NPR and Propublica both had articles about Dr. Lars Aanning who has admitted to lying underoath for a colleague. This happens all the time. Doctors don’t squeal on doctors. It is similar to the thin blue line for police officers. Should Dr. Aanning be commended for telling the truth now?
The South Dakota surgeon had been called to vouch for the expertise of his partner whose patient had suffered a stroke and permanent disability after an operation. Dr. Aanning faced an ethical and legal dilemma. Aanning had, in his own mind, questioned his colleague’s skill. His partner’s patients had suffered injuries related to his procedures.
The attorney asked the key question: Did Aanning know of any time his partner’s work had been substandard?
“No, never,” Aanning said.
Now, Aanning, in a stunning admission for a medical professional, has a blunter answer: “I lied.”
His partner won the trial
Aanning is haunted by his decision.
Now, 77 and retired, he decided to write about his choice and why he made it in a recent column for his local newspaper, The Yankton County Observer. He also posted the article in the ProPublica Patient Safety Facebook group.
“From that very moment I knew I had lied — lied under oath — and violated all my pledges of professionalism that came with the Doctor of Medicine degree and membership in the [American Medical Association],” Aanning wrote.
ProPublica has found that patients frequently aren’t told the truth when they are harmed. Studies also show that many physicians do not have a favorable view of informing patients about mistakes and that health care workers are afraid to speak up if things don’t seem right. Many doctors and nurses have told ProPublica that they fear retaliation if they speak out about patient safety problems.
Why did you tell the lie?
I did it as a matter of course. And I did it because there was a cultural attitude I was immersed in: You viewed all attorneys as a threat, and anything that you did was OK to thwart their efforts to sue your colleagues. I just accepted that as normal. It wasn’t like, “I’m going to lie.” It was, “I’m going to support my colleague.”
Did you feel pressure from your peers to never criticize a colleague?
Pressure is the prevailing attitude of the medical profession. The professional societies like the AMA and the American College of Surgeons say you should be a patient advocate at all times. But that goes out the window because here you are, banding together with your peers. Because if you don’t, you’ll be like a man without a country.
Why are you telling the truth now?
I’m retired now. The big benefit is they can’t hurt me, but I can’t go to the clinic for any help. All my doctors are out of town. I came to America from Norway in ’47 and grew up in New York. I’ve always been a rabble-rouser. This testifying falsely at this trial was not like me, so it stands out. It’s not how I do stuff.

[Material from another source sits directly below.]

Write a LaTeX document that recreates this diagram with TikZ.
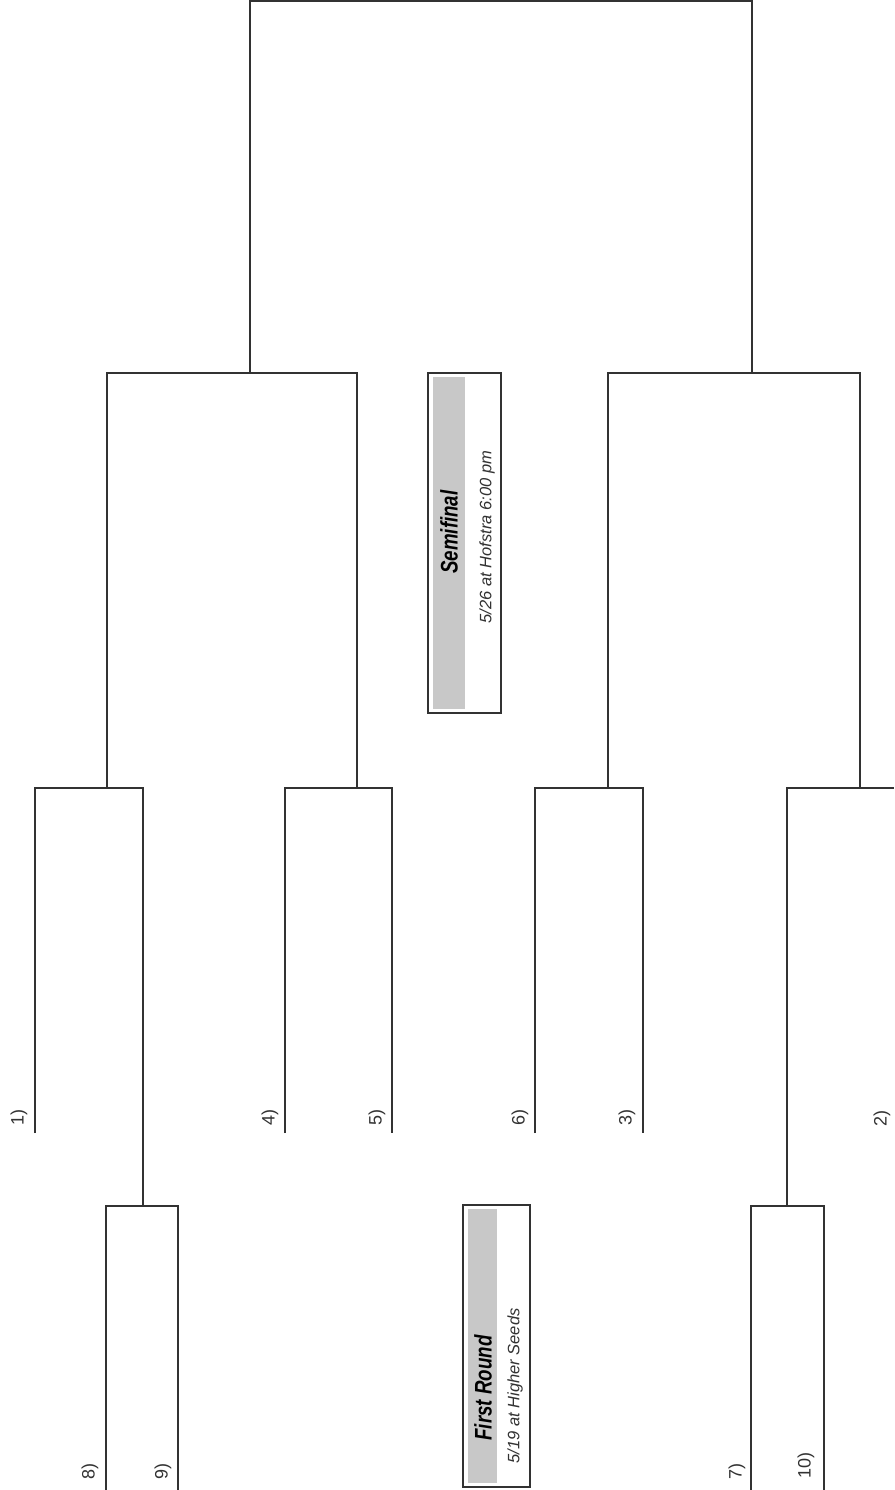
\documentclass[tikz,border=0pt]{standalone}
\usepackage{fontspec}
\setmainfont{Liberation Sans}
\definecolor{ln}{RGB}{50,50,50}
\definecolor{band}{RGB}{200,200,200}
\newcommand{\cond}[1]{\scalebox{0.78}[1]{#1}}
\begin{document}
\begin{tikzpicture}[x=1pt,y=-1pt,
  wire/.style={draw=ln,line width=2.4pt,line join=miter},
  seed/.style={rotate=90,font=\fontsize{18}{18}\selectfont,text=ln,inner sep=0pt},
  ttl/.style={rotate=90,font=\fontsize{24}{24}\selectfont\bfseries\itshape,inner sep=0pt,text=black},
  sub/.style={rotate=90,font=\fontsize{16.5}{16.5}\selectfont\itshape,inner sep=0pt,text=ln},
  boxframe/.style={draw=ln,line width=2.4pt,fill=white},
  bandfill/.style={fill=band}]
\useasboundingbox (0,0) rectangle (894,1490);
\fill[white] (0,0) rectangle (894,1490);

% final
\coordinate (FL) at (250,1);
\coordinate (FR) at (752,1);
\coordinate (SLj) at (250,373);
\coordinate (SRj) at (752,373);
% left semifinal
\coordinate (SLa) at (107,373);
\coordinate (SLb) at (357,373);
\coordinate (QAj) at (107,788);
\coordinate (QBj) at (357,788);
% right semifinal
\coordinate (SRa) at (608,373);
\coordinate (SRb) at (860,373);
\coordinate (QCj) at (608,788);
\coordinate (QDj) at (860,788);
% quarter A: 1) vs 8/9
\coordinate (A1t) at (35,788);
\coordinate (A1b) at (35,1133);
\coordinate (A2t) at (143,788);
\coordinate (A2b) at (143,1206);
\coordinate (P8t) at (106,1206);
\coordinate (P8b) at (106,1490);
\coordinate (P9t) at (178,1206);
\coordinate (P9b) at (178,1490);
% quarter B: 4) vs 5)
\coordinate (B4t) at (285,788);
\coordinate (B4b) at (285,1133);
\coordinate (B5t) at (392,788);
\coordinate (B5b) at (392,1133);
% quarter C: 6) vs 3)
\coordinate (C6t) at (535,788);
\coordinate (C6b) at (535,1133);
\coordinate (C3t) at (643,788);
\coordinate (C3b) at (643,1133);
% quarter D: 7/10 vs 2)
\coordinate (D1t) at (787,788);
\coordinate (D1b) at (787,1206);
\coordinate (D2t) at (894,788);
\coordinate (P7t) at (751,1206);
\coordinate (P7b) at (751,1490);
\coordinate (P10t) at (824,1206);
\coordinate (P10b) at (824,1490);

\draw[wire] (SLj) -- (FL) -- (FR) -- (SRj);
\draw[wire] (QAj) -- (SLa) -- (SLb) -- (QBj);
\draw[wire] (QCj) -- (SRa) -- (SRb) -- (QDj);
\draw[wire] (A1b) -- (A1t) -- (A2t) -- (A2b);
\draw[wire] (P8b) -- (P8t) -- (P9t) -- (P9b);
\draw[wire] (B4b) -- (B4t) -- (B5t) -- (B5b);
\draw[wire] (C6b) -- (C6t) -- (C3t) -- (C3b);
\draw[wire] (D1b) -- (D1t) -- (D2t);
\draw[wire] (P7b) -- (P7t) -- (P10t) -- (P10b);

% seed labels
\node[seed] (s1) at (19,1117) {1)};
\node[seed] (s4) at (270,1117) {4)};
\node[seed] (s5) at (377,1117) {5)};
\node[seed] (s6) at (520,1117) {6)};
\node[seed] (s3) at (627,1117) {3)};
\node[seed] (s2) at (882,1118) {2)};
\node[seed] (s8) at (90,1471) {8)};
\node[seed] (s9) at (163,1471) {9)};
\node[seed] (s7) at (737,1471) {7)};
\node[seed] (s10) at (806,1465) {10)};

% semifinal box
\draw[boxframe] (428,373) rectangle (501,713);
\fill[bandfill] (433,377) rectangle (465,709);
\node[ttl] (semt) at (449,532) {\cond{Semifinal}};
\node[sub] (sems) at (487,537) {5/26 at Hofstra 6:00 pm};

% first round box
\draw[boxframe] (463,1205) rectangle (530,1487);
\fill[bandfill] (468,1209) rectangle (497,1483);
\node[ttl] (frt) at (483,1388) {\cond{First Round}};
\node[sub] (frs) at (515,1386) {5/19 at Higher Seeds};
\end{tikzpicture}
\end{document}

I also told the truth about my lie because I have been helping some of these plaintiffs’ lawyers with their cases. It seems that the courtroom is not the arena for adjudication of medical right or wrong. I shared my story to give an explicit example of why you can’t always rely on physician testimony in court. I think that’s the big reason. There’s got to be a different way to help people who have been medically harmed. Looking to the legal system is like mixing oil and water.
Do you feel like it’s your fault the patient lost the case?
I haven’t touched on that question. It would make it painful for me. I would be moved to tears if that whole case revolved around just my testimony. I was on the stand so briefly. But cumulatively between what I said and the other testimony — it was never a level playing field for the plaintiff. People don’t recognize it. How the judges don’t recognize it and the system doesn’t recognize it is beyond me. It’s something I’m coming to grips with.
Have you thought about talking to the patient’s family?
The attorney said something about meeting the patient’s widow in his office, or something like that. I worry about whether my testimony weighed on the final verdict or not. It’s something that you just have to face up to. It’s too late to deflect it.
Do you feel any better or worse now that you’ve gone public with your moral failure?
I’m not altruistic. I’m not a crusader. I got into writing this column accidentally, so I just kind of find myself in this position. I get a great satisfaction out of defining what I see and writing about it. I hope nobody’s going to come back at me and accuse me of bad conduct. Although that’s what it was. I felt bad about it.